* _DATASET EXTRACT_
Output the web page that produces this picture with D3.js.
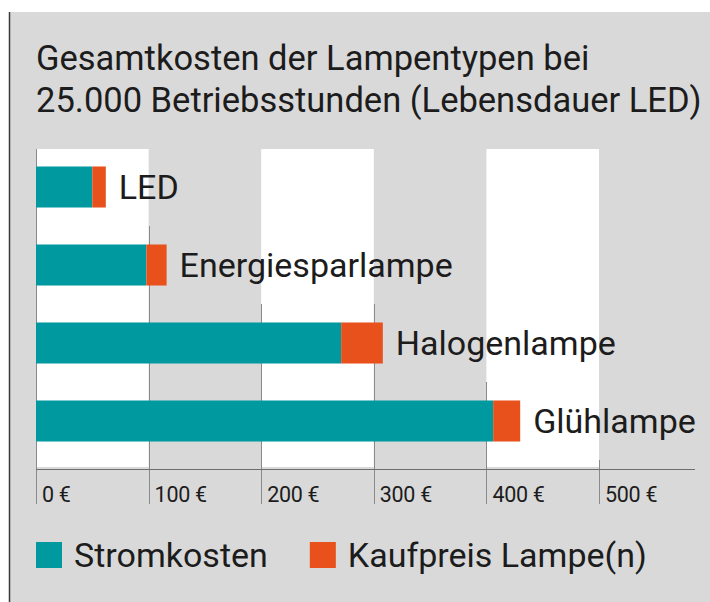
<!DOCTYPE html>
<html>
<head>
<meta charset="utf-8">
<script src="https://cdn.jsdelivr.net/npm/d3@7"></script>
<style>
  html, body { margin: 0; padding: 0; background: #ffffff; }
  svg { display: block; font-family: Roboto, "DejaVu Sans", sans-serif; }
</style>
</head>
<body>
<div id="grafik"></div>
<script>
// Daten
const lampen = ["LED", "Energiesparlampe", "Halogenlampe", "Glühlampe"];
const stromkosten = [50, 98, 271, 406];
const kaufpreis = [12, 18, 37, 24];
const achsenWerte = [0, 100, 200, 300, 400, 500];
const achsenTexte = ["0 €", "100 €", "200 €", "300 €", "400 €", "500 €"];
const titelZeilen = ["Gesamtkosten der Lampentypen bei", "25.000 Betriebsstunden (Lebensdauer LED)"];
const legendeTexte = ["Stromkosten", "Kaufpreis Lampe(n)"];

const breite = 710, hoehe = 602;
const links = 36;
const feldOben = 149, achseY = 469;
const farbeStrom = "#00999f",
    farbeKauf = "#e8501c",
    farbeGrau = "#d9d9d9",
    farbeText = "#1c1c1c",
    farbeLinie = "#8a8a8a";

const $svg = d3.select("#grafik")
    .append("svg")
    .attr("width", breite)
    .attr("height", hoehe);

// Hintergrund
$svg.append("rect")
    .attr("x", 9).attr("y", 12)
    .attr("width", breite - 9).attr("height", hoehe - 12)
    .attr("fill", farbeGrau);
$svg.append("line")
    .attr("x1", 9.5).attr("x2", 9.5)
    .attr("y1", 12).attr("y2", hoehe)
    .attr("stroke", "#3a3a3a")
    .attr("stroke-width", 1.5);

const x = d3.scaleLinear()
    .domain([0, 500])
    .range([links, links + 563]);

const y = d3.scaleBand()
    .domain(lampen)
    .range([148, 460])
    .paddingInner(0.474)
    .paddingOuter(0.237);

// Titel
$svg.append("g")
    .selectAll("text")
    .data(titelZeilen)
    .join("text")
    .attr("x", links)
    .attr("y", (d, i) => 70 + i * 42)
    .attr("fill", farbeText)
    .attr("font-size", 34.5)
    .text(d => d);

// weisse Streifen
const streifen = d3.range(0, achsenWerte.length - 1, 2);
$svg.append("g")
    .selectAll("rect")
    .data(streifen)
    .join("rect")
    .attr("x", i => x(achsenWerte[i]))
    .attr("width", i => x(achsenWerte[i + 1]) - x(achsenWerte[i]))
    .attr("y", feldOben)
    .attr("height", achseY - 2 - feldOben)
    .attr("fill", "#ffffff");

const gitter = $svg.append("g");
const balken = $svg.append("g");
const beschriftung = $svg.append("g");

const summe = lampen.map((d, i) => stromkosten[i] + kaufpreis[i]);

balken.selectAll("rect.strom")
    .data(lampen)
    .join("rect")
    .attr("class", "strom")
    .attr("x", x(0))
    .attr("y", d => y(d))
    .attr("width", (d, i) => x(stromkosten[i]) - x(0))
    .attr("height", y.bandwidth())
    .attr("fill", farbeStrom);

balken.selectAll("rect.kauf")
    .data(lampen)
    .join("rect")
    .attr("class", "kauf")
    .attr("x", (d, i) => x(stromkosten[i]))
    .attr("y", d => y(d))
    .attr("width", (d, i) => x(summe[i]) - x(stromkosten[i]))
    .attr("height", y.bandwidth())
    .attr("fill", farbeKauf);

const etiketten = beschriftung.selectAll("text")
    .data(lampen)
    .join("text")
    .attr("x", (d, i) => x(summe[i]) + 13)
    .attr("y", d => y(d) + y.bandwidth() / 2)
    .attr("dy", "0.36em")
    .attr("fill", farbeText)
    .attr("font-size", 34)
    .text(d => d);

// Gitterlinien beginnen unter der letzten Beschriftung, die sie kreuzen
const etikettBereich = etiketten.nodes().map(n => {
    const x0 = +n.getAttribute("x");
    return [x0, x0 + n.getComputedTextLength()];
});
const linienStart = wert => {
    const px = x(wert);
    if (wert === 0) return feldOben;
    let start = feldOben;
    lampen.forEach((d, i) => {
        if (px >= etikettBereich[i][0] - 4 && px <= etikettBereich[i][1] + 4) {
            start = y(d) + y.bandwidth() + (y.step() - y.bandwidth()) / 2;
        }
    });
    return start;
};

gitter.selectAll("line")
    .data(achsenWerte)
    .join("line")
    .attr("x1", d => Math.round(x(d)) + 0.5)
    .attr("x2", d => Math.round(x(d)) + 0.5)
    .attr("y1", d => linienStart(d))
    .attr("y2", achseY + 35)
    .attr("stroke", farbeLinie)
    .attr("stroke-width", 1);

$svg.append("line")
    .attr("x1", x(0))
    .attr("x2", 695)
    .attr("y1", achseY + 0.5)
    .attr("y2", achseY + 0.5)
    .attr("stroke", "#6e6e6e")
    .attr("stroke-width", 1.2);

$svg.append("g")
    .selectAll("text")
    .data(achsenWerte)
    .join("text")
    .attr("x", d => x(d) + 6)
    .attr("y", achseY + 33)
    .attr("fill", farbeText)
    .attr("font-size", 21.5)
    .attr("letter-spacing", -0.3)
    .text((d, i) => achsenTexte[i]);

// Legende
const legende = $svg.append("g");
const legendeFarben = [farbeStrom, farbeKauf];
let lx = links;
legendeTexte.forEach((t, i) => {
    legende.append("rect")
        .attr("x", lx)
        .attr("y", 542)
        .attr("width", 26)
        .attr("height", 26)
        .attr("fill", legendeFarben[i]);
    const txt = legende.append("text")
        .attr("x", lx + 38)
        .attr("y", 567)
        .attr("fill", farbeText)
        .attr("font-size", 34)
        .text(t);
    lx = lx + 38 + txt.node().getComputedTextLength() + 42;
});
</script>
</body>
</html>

* _YOUR INSTRUCTIONS_
Without including any picture, repeat the data exactly.

* _OUTPUT FOR THIS EXERCISE_
Output the web page that produces this picture with D3.js.
<!DOCTYPE html>
<html>
<head>
<meta charset="utf-8">
<script src="https://cdn.jsdelivr.net/npm/d3@7"></script>
<style>
  html, body { margin: 0; padding: 0; background: #ffffff; }
  svg { display: block; font-family: Roboto, "DejaVu Sans", sans-serif; }
</style>
</head>
<body>
<div id="grafik"></div>
<script>
// Daten
const lampen = ["LED", "Energiesparlampe", "Halogenlampe", "Glühlampe"];
const stromkosten = [50, 98, 271, 406];
const kaufpreis = [12, 18, 37, 24];
const achsenWerte = [0, 100, 200, 300, 400, 500];
const achsenTexte = ["0 €", "100 €", "200 €", "300 €", "400 €", "500 €"];
const titelZeilen = ["Gesamtkosten der Lampentypen bei", "25.000 Betriebsstunden (Lebensdauer LED)"];
const legendeTexte = ["Stromkosten", "Kaufpreis Lampe(n)"];

const breite = 710, hoehe = 602;
const links = 36;
const feldOben = 149, achseY = 469;
const farbeStrom = "#00999f",
    farbeKauf = "#e8501c",
    farbeGrau = "#d9d9d9",
    farbeText = "#1c1c1c",
    farbeLinie = "#8a8a8a";

const $svg = d3.select("#grafik")
    .append("svg")
    .attr("width", breite)
    .attr("height", hoehe);

// Hintergrund
$svg.append("rect")
    .attr("x", 9).attr("y", 12)
    .attr("width", breite - 9).attr("height", hoehe - 12)
    .attr("fill", farbeGrau);
$svg.append("line")
    .attr("x1", 9.5).attr("x2", 9.5)
    .attr("y1", 12).attr("y2", hoehe)
    .attr("stroke", "#3a3a3a")
    .attr("stroke-width", 1.5);

const x = d3.scaleLinear()
    .domain([0, 500])
    .range([links, links + 563]);

const y = d3.scaleBand()
    .domain(lampen)
    .range([148, 460])
    .paddingInner(0.474)
    .paddingOuter(0.237);

// Titel
$svg.append("g")
    .selectAll("text")
    .data(titelZeilen)
    .join("text")
    .attr("x", links)
    .attr("y", (d, i) => 70 + i * 42)
    .attr("fill", farbeText)
    .attr("font-size", 34.5)
    .text(d => d);

// weisse Streifen
const streifen = d3.range(0, achsenWerte.length - 1, 2);
$svg.append("g")
    .selectAll("rect")
    .data(streifen)
    .join("rect")
    .attr("x", i => x(achsenWerte[i]))
    .attr("width", i => x(achsenWerte[i + 1]) - x(achsenWerte[i]))
    .attr("y", feldOben)
    .attr("height", achseY - 2 - feldOben)
    .attr("fill", "#ffffff");

const gitter = $svg.append("g");
const balken = $svg.append("g");
const beschriftung = $svg.append("g");

const summe = lampen.map((d, i) => stromkosten[i] + kaufpreis[i]);

balken.selectAll("rect.strom")
    .data(lampen)
    .join("rect")
    .attr("class", "strom")
    .attr("x", x(0))
    .attr("y", d => y(d))
    .attr("width", (d, i) => x(stromkosten[i]) - x(0))
    .attr("height", y.bandwidth())
    .attr("fill", farbeStrom);

balken.selectAll("rect.kauf")
    .data(lampen)
    .join("rect")
    .attr("class", "kauf")
    .attr("x", (d, i) => x(stromkosten[i]))
    .attr("y", d => y(d))
    .attr("width", (d, i) => x(summe[i]) - x(stromkosten[i]))
    .attr("height", y.bandwidth())
    .attr("fill", farbeKauf);

const etiketten = beschriftung.selectAll("text")
    .data(lampen)
    .join("text")
    .attr("x", (d, i) => x(summe[i]) + 13)
    .attr("y", d => y(d) + y.bandwidth() / 2)
    .attr("dy", "0.36em")
    .attr("fill", farbeText)
    .attr("font-size", 34)
    .text(d => d);

// Gitterlinien beginnen unter der letzten Beschriftung, die sie kreuzen
const etikettBereich = etiketten.nodes().map(n => {
    const x0 = +n.getAttribute("x");
    return [x0, x0 + n.getComputedTextLength()];
});
const linienStart = wert => {
    const px = x(wert);
    if (wert === 0) return feldOben;
    let start = feldOben;
    lampen.forEach((d, i) => {
        if (px >= etikettBereich[i][0] - 4 && px <= etikettBereich[i][1] + 4) {
            start = y(d) + y.bandwidth() + (y.step() - y.bandwidth()) / 2;
        }
    });
    return start;
};

gitter.selectAll("line")
    .data(achsenWerte)
    .join("line")
    .attr("x1", d => Math.round(x(d)) + 0.5)
    .attr("x2", d => Math.round(x(d)) + 0.5)
    .attr("y1", d => linienStart(d))
    .attr("y2", achseY + 35)
    .attr("stroke", farbeLinie)
    .attr("stroke-width", 1);

$svg.append("line")
    .attr("x1", x(0))
    .attr("x2", 695)
    .attr("y1", achseY + 0.5)
    .attr("y2", achseY + 0.5)
    .attr("stroke", "#6e6e6e")
    .attr("stroke-width", 1.2);

$svg.append("g")
    .selectAll("text")
    .data(achsenWerte)
    .join("text")
    .attr("x", d => x(d) + 6)
    .attr("y", achseY + 33)
    .attr("fill", farbeText)
    .attr("font-size", 21.5)
    .attr("letter-spacing", -0.3)
    .text((d, i) => achsenTexte[i]);

// Legende
const legende = $svg.append("g");
const legendeFarben = [farbeStrom, farbeKauf];
let lx = links;
legendeTexte.forEach((t, i) => {
    legende.append("rect")
        .attr("x", lx)
        .attr("y", 542)
        .attr("width", 26)
        .attr("height", 26)
        .attr("fill", legendeFarben[i]);
    const txt = legende.append("text")
        .attr("x", lx + 38)
        .attr("y", 567)
        .attr("fill", farbeText)
        .attr("font-size", 34)
        .text(t);
    lx = lx + 38 + txt.node().getComputedTextLength() + 42;
});
</script>
</body>
</html>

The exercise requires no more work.